Recepção atual do Hospital Vital Brazil: cuidado e atenção desde o momento da chegada do paciente (Foto: José Felipe Batista)
Na imprensa, a repercussão vinha com relatos de amputações e óbitos de trabalhadores rurais devido à falta de soro nos postos de saúde. Como reação, o governo federal instituiu o Programa de Autossuficiência Nacional em Imunobiológicos (Pasni). Seu objetivo era direcionar recursos para a modernização e a expansão da capacidade produtiva dos laboratórios oficiais, ou seja, o Butantan, o Vital Brazil e a Funed. Com isso, a produção do Butantan, que era de cerca de 30 mil ampolas/ano em 1984, saltou para cerca de 300 mil ampolas/ano em 1987, equacionando o problema.
Outro desdobramento institucional da crise de abastecimento foi a criação do Programa Nacional de Ofidismo, na antiga Secretaria de Ações Básicas em Saúde do Ministério da Saúde (SNABS/MS). Foi definida uma equipe técnica e designados grupos que trabalhariam para estabelecer os mecanismos técnico-administrativos para o controle de acidentes ofídicos no território nacional. O Instituto Butantan teve participação fundamental para a construção deste Programa, hoje inserido na Secretaria de Vigilância em Saúde e Ambiente (SVSA).
A partir de 1986, os acidentes ofídicos passaram a ser de notificação obrigatória no país, e os dados sobre escorpionismo e araneísmo puderam ser coletados de 1989 em diante, com a conversão do Programa Nacional de Ofidismo para Acidentes por Animais Peçonhentos. A importância e a relevância da criação do programa se concretizaram no visível decréscimo do número de óbitos por acidentes com animais peçonhentos, registrados pelo Sistema de Informações de Mortalidade (SIM).

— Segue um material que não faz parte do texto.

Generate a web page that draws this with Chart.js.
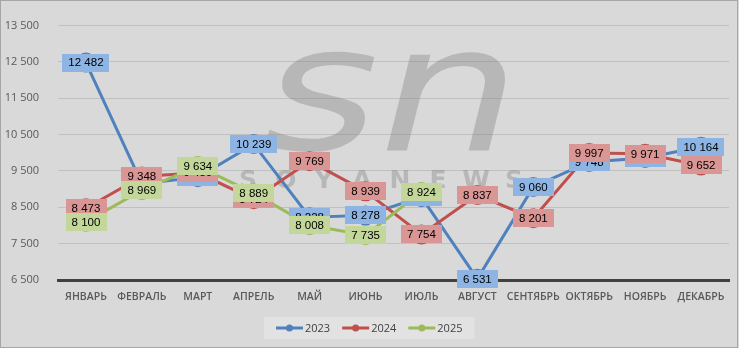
<!DOCTYPE html>
<html>
<head>
<meta charset="utf-8">
<script src="https://cdn.jsdelivr.net/npm/chart.js@4/dist/chart.umd.min.js"></script>
<style>
  html, body { margin: 0; padding: 0; background: #d9d9d9; }
  canvas { display: block; }
</style>
</head>
<body>
<canvas id="sales" width="739" height="348"></canvas>
<script>
"use strict";

// monthly values, three years
const months = ['ЯНВАРЬ', 'ФЕВРАЛЬ', 'МАРТ', 'АПРЕЛЬ', 'МАЙ', 'ИЮНЬ', 'ИЮЛЬ', 'АВГУСТ', 'СЕНТЯБРЬ', 'ОКТЯБРЬ', 'НОЯБРЬ', 'ДЕКАБРЬ'];
const years = ['2023', '2024', '2025'];
const values2023 = [12482, 9150, 9328, 10239, 8228, 8278, 8780, 6531, 9060, 9748, 9860, 10164];
const values2024 = [8473, 9348, 9450, 8724, 9769, 8939, 7754, 8837, 8201, 9997, 9971, 9652];
const values2025 = [8100, 8969, 9634, 8889, 8008, 7735, 8924, null, null, null, null, null];

const yMin = 6500;
const yMax = 13500;
const yStep = 1000;

const lineColors = ['#4f81bd', '#c0504d', '#9bbb59'];
const boxColors = ['#8db4e2', '#da9694', '#c4d79b'];

function fmt(v) {
  return String(v).replace(/\B(?=(\d{3})+(?!\d))/g, ' ');
}

function makeSet(i, data) {
  return {
    label: years[i],
    data: data,
    borderColor: lineColors[i],
    backgroundColor: lineColors[i],
    pointBackgroundColor: lineColors[i],
    pointBorderColor: lineColors[i],
    borderWidth: 3,
    pointRadius: 10,
    pointBorderWidth: 0,
    pointHoverRadius: 10,
    tension: 0,
    order: 2 - i,
    boxColor: boxColors[i]
  };
}

// the watermark is painted opaque on its own canvas, then laid down translucent
function watermark(width, height) {
  const c = document.createElement('canvas');
  c.width = width;
  c.height = height;
  const g = c.getContext('2d');
  g.fillStyle = '#7d7d7d';

  g.save();
  g.font = 'italic 175px "DejaVu Sans"';
  const w = g.measureText('sn').width;
  g.translate(263, 150);
  g.scale(257 / w, 1);
  g.fillText('sn', 0, 0);
  g.restore();

  g.font = 'bold 25px "DejaVu Sans"';
  g.textAlign = 'center';
  g.textBaseline = 'middle';
  'SOYANEWS'.split('').forEach((ch, i) => g.fillText(ch, 248 + i * 38, 181));
  return c;
}

// background, border and the big gray watermark under the lines
const backdrop = {
  id: 'backdrop',
  beforeDraw(chart) {
    const ctx = chart.ctx;
    ctx.save();
    ctx.fillStyle = '#d9d9d9';
    ctx.fillRect(0, 0, chart.width, chart.height);
    ctx.restore();
  },
  beforeDatasetsDraw(chart) {
    const ctx = chart.ctx;
    ctx.save();
    ctx.globalAlpha = 0.36;
    ctx.drawImage(watermark(chart.width, chart.height), 0, 0);
    ctx.restore();
  },
  afterDraw(chart) {
    const ctx = chart.ctx;
    ctx.save();
    ctx.strokeStyle = '#a6a6a6';
    ctx.lineWidth = 1;
    ctx.strokeRect(0.5, 0.5, chart.width - 2, chart.height - 1);
    ctx.restore();
  }
};

// value boxes centred on every point
const valueBoxes = {
  id: 'valueBoxes',
  afterDatasetsDraw(chart) {
    const ctx = chart.ctx;
    ctx.save();
    ctx.font = '11.5px "Liberation Sans"';
    ctx.textAlign = 'center';
    ctx.textBaseline = 'middle';
    chart.data.datasets.forEach((ds, di) => {
      const meta = chart.getDatasetMeta(di);
      meta.data.forEach((pt, i) => {
        const v = ds.data[i];
        if (v == null) return;
        const text = fmt(v);
        const w = ctx.measureText(text).width + 12;
        const h = 18;
        ctx.fillStyle = ds.boxColor;
        ctx.fillRect(Math.round(pt.x - w / 2), Math.round(pt.y - h / 2), Math.round(w), h);
        ctx.fillStyle = '#000000';
        ctx.fillText(text, pt.x, pt.y + 0.5);
      });
    });
    ctx.restore();
  }
};

// legend strip at the bottom: line with a dot, then the year
const bottomLegend = {
  id: 'bottomLegend',
  afterDraw(chart) {
    const ctx = chart.ctx;
    const sets = chart.data.datasets;
    ctx.save();
    ctx.font = '11px "Open Sans"';
    ctx.textBaseline = 'middle';
    const sample = 27, gap = 2, spacing = 12, pad = 12;
    const widths = sets.map(ds => sample + gap + ctx.measureText(ds.label).width);
    const total = widths.reduce((a, b) => a + b, 0) + spacing * (sets.length - 1) + pad * 2;
    const left = Math.round((chart.width - total) / 2);
    const top = 317, h = 22, cy = top + h / 2;
    ctx.fillStyle = '#e2e2e2';
    ctx.fillRect(left, top, total, h);
    let x = left + pad;
    sets.forEach((ds, i) => {
      ctx.strokeStyle = ds.borderColor;
      ctx.lineWidth = 3;
      ctx.beginPath();
      ctx.moveTo(x, cy);
      ctx.lineTo(x + sample, cy);
      ctx.stroke();
      ctx.fillStyle = ds.borderColor;
      ctx.beginPath();
      ctx.arc(x + sample / 2, cy, 3.5, 0, Math.PI * 2);
      ctx.fill();
      ctx.fillStyle = '#404040';
      ctx.fillText(ds.label, x + sample + gap, cy + 0.5);
      x += widths[i] + spacing;
    });
    ctx.restore();
  }
};

const chart = new Chart(document.getElementById('sales').getContext('2d'), {
  type: 'line',
  data: {
    labels: months,
    datasets: [makeSet(0, values2023), makeSet(1, values2024), makeSet(2, values2025)]
  },
  options: {
    responsive: false,
    animation: false,
    devicePixelRatio: 1,
    layout: { padding: { top: 15, right: 2, left: 0, bottom: 0 } },
    plugins: {
      legend: { display: false },
      tooltip: { enabled: false }
    },
    scales: {
      x: {
        offset: true,
        grid: { display: false, drawTicks: false },
        border: { display: true, color: '#404040', width: 3 },
        ticks: {
          color: '#595959',
          font: { family: 'Open Sans', size: 10.5, weight: '600' },
          padding: 11,
          maxRotation: 0,
          autoSkip: false
        },
        afterFit(scale) { scale.height = 68; }
      },
      y: {
        min: yMin,
        max: yMax,
        grid: { color: '#c0c0c0', lineWidth: 1, drawTicks: false },
        border: { display: false },
        ticks: {
          stepSize: yStep,
          color: '#595959',
          font: { family: 'Open Sans', size: 11 },
          padding: 19,
          callback: v => fmt(v)
        },
        afterFit(scale) { scale.width = 58; }
      }
    }
  },
  plugins: [backdrop, valueBoxes, bottomLegend]
});
</script>
</body>
</html>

Fachada atual do Hospital Vital Brazil. A unidade de saúde está localizada nas dependências do Instituto Butantan (Foto: José Felipe Batista)
Até 1988, mais de 40 anos depois de sua criação, o Hospital Vital Brazil era o único local na Grande São Paulo ao qual a população poderia recorrer para a administração dos soros. Como parte do programa de descentralização possível com a recuperação dos laboratórios públicos produtores de antivenenos, a Secretaria de Saúde paulista criou outros postos para tratamento, o que agilizou o atendimento dos pacientes. Entraram na lista, por exemplo, o Pronto-Socorro Municipal de Embu, o Hospital das Clínicas de Franco da Rocha, a Santa Casa de Misericórdia de Santa Izabel e o Hospital Luzia Melo de Mogi das Cruzes.
O HVB voltou a se destacar em 1993, quando foi publicado o manual “Acidentes por Animais Peçonhentos – Identificação, Diagnóstico e Tratamento”. Para atualizar as normas na rede básica no estado, diversos profissionais médicos do Vital Brazil, assim como técnicos do Instituto Butantan da área de Zoologia, colaboraram na elaboração do documento.
Em 2001, na virada do século, o Hospital Vital Brazil não registrou nenhum óbito. No ano seguinte, passou a contar com 11 leitos, sendo quatro deles pediátricos. De 2007 a 2010, realizou mais de 10.000 atendimentos. O hospital permanecia, deste modo, uma referência, e só em 2019 chegou a acompanhar 95 casos de pessoas picadas pela aranha marrom. Como havia previsto o Relatório Anual do Butantan de mais de 70 anos antes, o HVB mostrava sua importância no dia a dia, vez após outra, ao longo de quase um século.